I got this idea from...somewhere, I don't remember, but today I wrote a letter to myself. I'm planning on stashing it (or saving it on a disk?) somewhere for a later date, just so I can see how I have changed. Writing it made me realize a lot of things.
One, that I assume that my future self will be a lot more composed, a lot more self-assured, and a lot wiser. Which may be true. But it makes me wonder if I really will have it all together, and if I'd even want to. As much as I hate the big question mark of life, there's something thrilling about that fear of the unknown. It's scary, but you dive in at the deep end anyway.
Two, that thinking about my future self got me thinking about a lot of things. About living in different cities, and making new sets of friends. I've done it countless times given the amount that I've moved, but I still get butterflies thinking about it. About meeting someone I think I could marry and spend the rest of my life with. About having a career, whether my hobbies will change. If I'll ever get to the point where I'm bored with my life, bored with the making bologna sandwiches, writing my childrens' names on paper bags and bored with making love to someone I used to be crazy about.

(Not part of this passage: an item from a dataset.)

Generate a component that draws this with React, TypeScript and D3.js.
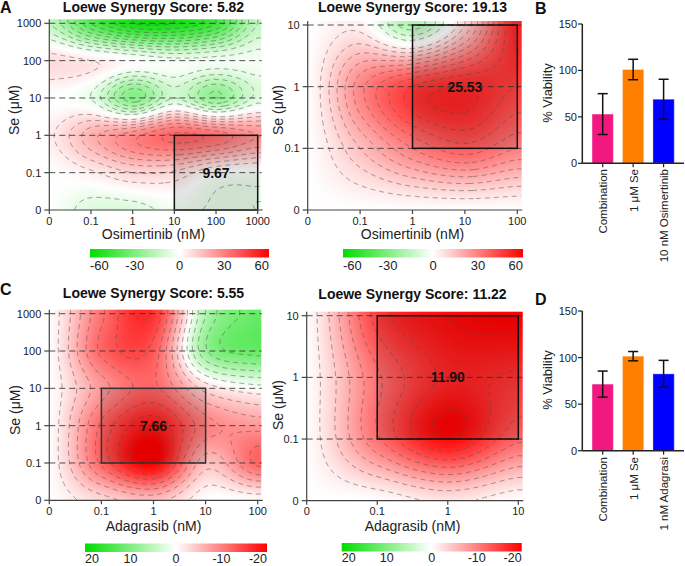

Three, that this seems far away, but it's not. What scares me half to death isn't the unknown, but how soon that unknown is going to be known.

I think we tend to assume that people are similar to us. It just makes sense. Our natures are the ones we know best, so we tend to project that onto other people. We assume that we must at least have something in common.
My point is, (and this has frequently been my point before) that we can never know. We can never know the truth about people, particularly because they are always changing. I'm writing my research paper on the foundational assumption that we assume, and that people have this image of us that may not always be true to who we are.
In the words of one of the greatest sources of wisdom in my life, Ani:
“It seems that different people have an idea of what I am, and what I should be. And then there's me.”

So this is just a reminder, personal and otherwise. You can put labels on people, but make sure they're the peel-offable, re-stickable kind.